Helping Students Become Better Readers

Tips for Helping Students Become Better Readers
Are your students struggling readers?

  • Give students good literature to read.
  • Read aloud to students.
  • Provide time for students to read silently in class.
  • Look for what a student's writing reveals about his or her understanding of language and the world.
  • Before students read, talk about their experiences that relate to what they will read.
  • Encourage students to write journal entries or to write about other personal experiences that have some connection with what they have read or are about to read.
  • Use student editing groups for revising their writing.
  • Share and celebrate students' writing through reading it aloud, posting it, or publishing it.
  • Avoid worksheets, exercises, and tests that are fill-in-the-blank, multiple choice, and short answer.
  • Have students keep a list of what they have read.
  • Ask students to make predictions about the story based on illustrations or the title.
  • Use projects that join reading and writing with experiments, explorations, planning, or problem solving to show that reading and writing are natural parts of these real-world activities.
  • Use reading and writing as part of the learning experience and for discovery, not just for evaluation purposes.
  • Give genuine praise for improvements in reading and writing.
  • Make literature the center of class-room content and activities, and relate other learning to the literature.

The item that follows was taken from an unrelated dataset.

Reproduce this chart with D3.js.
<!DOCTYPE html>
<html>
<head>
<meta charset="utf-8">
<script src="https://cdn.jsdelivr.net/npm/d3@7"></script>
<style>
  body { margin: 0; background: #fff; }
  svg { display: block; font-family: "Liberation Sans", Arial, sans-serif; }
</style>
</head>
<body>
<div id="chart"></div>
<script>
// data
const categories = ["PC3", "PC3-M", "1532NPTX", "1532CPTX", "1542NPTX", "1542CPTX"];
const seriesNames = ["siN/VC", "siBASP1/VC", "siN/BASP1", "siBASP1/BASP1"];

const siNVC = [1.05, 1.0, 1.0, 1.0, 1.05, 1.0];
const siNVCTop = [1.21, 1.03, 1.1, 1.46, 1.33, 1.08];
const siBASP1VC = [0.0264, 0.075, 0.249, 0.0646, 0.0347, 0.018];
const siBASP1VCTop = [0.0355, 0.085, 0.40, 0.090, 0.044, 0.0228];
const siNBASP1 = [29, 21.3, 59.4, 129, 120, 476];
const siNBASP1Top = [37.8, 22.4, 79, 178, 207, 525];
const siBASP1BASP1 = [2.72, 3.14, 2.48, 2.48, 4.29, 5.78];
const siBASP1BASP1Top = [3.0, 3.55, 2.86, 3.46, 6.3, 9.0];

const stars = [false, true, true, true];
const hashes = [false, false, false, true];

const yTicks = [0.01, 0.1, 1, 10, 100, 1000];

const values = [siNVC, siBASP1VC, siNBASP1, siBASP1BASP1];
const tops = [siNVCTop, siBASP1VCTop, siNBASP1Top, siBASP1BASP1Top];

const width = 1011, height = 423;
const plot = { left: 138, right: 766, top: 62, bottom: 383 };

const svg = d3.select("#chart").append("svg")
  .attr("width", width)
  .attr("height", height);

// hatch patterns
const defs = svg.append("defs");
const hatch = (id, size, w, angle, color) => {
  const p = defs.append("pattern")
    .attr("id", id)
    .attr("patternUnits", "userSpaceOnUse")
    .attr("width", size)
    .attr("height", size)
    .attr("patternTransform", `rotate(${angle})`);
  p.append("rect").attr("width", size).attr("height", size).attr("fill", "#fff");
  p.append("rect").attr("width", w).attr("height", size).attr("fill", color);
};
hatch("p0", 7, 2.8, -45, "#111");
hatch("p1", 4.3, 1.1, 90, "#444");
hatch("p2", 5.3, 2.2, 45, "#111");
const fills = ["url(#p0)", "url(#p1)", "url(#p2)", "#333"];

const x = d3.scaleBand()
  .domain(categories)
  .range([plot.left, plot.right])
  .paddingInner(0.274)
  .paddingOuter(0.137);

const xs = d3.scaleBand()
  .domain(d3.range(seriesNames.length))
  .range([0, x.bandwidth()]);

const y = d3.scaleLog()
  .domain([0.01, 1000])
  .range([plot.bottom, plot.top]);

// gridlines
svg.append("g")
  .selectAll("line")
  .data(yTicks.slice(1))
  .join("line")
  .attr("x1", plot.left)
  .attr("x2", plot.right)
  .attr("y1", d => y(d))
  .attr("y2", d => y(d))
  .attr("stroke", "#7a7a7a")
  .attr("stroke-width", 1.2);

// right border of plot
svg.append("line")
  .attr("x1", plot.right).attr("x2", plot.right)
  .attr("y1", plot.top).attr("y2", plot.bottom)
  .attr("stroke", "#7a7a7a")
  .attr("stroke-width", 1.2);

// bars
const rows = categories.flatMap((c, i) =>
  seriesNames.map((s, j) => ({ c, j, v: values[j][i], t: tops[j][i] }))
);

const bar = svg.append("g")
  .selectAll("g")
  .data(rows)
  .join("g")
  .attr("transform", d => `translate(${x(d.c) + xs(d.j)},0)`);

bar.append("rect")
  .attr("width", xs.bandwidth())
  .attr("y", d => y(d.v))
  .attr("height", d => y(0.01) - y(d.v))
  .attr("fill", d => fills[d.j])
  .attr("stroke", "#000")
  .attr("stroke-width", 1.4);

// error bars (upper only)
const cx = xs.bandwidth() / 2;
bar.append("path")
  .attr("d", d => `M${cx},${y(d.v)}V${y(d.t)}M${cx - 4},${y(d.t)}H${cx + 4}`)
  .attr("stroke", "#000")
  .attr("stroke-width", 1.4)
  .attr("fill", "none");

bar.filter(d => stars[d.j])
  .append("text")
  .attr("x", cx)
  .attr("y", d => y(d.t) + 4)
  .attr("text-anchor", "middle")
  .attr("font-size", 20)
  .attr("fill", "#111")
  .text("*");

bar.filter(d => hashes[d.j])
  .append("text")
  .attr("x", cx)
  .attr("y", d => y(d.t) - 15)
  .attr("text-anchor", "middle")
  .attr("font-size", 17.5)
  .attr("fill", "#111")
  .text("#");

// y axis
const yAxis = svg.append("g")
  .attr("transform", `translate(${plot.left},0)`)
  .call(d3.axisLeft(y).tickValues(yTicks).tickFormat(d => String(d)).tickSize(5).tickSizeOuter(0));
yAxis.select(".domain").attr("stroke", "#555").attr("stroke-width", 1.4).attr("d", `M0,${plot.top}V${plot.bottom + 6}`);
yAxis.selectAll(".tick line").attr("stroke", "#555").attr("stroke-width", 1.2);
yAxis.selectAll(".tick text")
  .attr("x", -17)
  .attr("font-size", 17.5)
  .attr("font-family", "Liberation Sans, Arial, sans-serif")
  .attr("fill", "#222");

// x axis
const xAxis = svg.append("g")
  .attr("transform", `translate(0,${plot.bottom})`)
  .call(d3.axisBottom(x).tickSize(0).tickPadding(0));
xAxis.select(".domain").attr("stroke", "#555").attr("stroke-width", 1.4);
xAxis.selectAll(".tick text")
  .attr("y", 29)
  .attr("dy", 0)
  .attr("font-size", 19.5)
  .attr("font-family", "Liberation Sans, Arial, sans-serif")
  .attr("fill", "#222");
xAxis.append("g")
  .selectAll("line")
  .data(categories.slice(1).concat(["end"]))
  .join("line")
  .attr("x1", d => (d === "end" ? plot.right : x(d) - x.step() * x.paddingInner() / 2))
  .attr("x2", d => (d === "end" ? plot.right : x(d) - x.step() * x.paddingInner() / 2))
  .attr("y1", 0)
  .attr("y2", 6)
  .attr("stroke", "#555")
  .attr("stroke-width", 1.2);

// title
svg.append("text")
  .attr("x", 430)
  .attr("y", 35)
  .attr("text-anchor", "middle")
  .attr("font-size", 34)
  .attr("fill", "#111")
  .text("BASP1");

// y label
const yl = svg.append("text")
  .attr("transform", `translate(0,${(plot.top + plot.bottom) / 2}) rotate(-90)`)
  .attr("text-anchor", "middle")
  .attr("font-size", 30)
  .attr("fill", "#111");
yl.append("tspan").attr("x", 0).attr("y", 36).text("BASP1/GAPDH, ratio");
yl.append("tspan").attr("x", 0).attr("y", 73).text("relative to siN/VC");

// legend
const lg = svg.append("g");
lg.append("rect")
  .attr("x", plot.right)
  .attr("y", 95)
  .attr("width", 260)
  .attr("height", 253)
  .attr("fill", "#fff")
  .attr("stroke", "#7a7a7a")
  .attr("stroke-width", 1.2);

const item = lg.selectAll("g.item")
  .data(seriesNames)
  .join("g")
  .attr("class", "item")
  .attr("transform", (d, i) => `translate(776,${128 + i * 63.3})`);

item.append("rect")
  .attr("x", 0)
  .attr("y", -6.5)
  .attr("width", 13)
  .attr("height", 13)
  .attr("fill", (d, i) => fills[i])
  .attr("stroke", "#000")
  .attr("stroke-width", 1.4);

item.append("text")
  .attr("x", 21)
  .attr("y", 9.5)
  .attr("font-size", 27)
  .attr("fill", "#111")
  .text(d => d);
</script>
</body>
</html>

  • Give opportunities for students to reflect on what they've read or written. Ask them to choose which pieces they like best and why, which ones were challenging and why, and how they've changed as readers and writers.
  • Provide students with adequate time to prepare and practice if they are to read literature or their writing aloud to the class.
  • Create a positive, supportive classroom that allows and rewards students for taking intellectual risks as they develop their reading and writing abilities. Encourage students in their attempts.
  • Activate students' prior knowledge before reading and writing. Have them make predictions about what they will read or write and have them develop questions about the work.
  • Emphasize and encourage the quality of ideas and details of a written piece. In later draft's punctuation, spelling, and grammatical correctness can be addressed through editing and proofreading.
  • Use how, why, what if, and what else questions to extend students' understanding of what they have read or are writing.
  • Model reading and writing. During periods of silent sustained reading, read while students do. Bring your drafts of writing to show the messy art of writing, thinking, and rewriting.
  • Have students read stories or their own writing to other students and to adults.
  • Encourage students to edit and reflect on what they've written by asking if their work is their best or if they have more to say.
  • Connect students' experiences to their reading, both before and after reading.
  • Ask questions about literature that help students draw conclusions, identify conflict in a story and its resolution, determine the author's meaning and purpose for writing, and understand cause and effect, character motivation, and sequence of events.
  • Challenge students to read and write a variety of kinds of writing, such as stories, reports, advertisements, directions, and news.
  • Have students read and write for a variety of purposes, such as for information, for enjoyment, and to perform a task.
  • Use art, drama, dance, and demonstration in the classroom. Then have students write and read about their experience.
  • Talk about a topic, ask questions, and brainstorm with students to find out what they already know, to arouse their curiosity, and to involve them in learning.
  • Talk with students about the process writers go through in producing a finished piece of writing.
  • Provide time for students to brainstorm, plan, write first drafts, edit, proofread, and rewrite.
  • Allow students to make some choices about what they read and write.
  • Encourage students to respond to what they have read by retelling the story, discussing it, acting it out, role playing, debating it, using movement and illustration, and writing about it.
  • Provide time for students to talk and listen in productive ways about what they are writing or reading.
  • Form groups of three to four students or pair them to read, discuss, or respond to a story or something they've written.
  • Give plenty of opportunity for students to write and read a variety of forms (letters, essays, stories, journals) for a variety of purposes (to inform, persuade, describe, entertain) for a variety of audiences (students, teachers, children, strangers, businesses).
  • Help students develop details in their writing by encouraging than to anticipate what a reader would want to know about their topic. Students can list questions a reader would ask, and they can predict what a reader knows or doesn't know about the topic.
  • Point out how the acts of writing and reading can lead to discovery-the discovery of new ideas and the discovery of self. Ask students what surprises, disappointments, problems, and insights they have encountered through writing and reading.
  • Make students feel comfortable, physically and emotionally, while reading and writing.
  • Point out the processes and strategies readers use, consciously or unconsciously, such as making predictions, identifying important information, summarizing, developing questions, and monitoring reading by stopping, rereading, and modifying one's understanding.
  • Talk about stories you're reading and writing.
  • Link reading and writing to whatever else you're doing in class.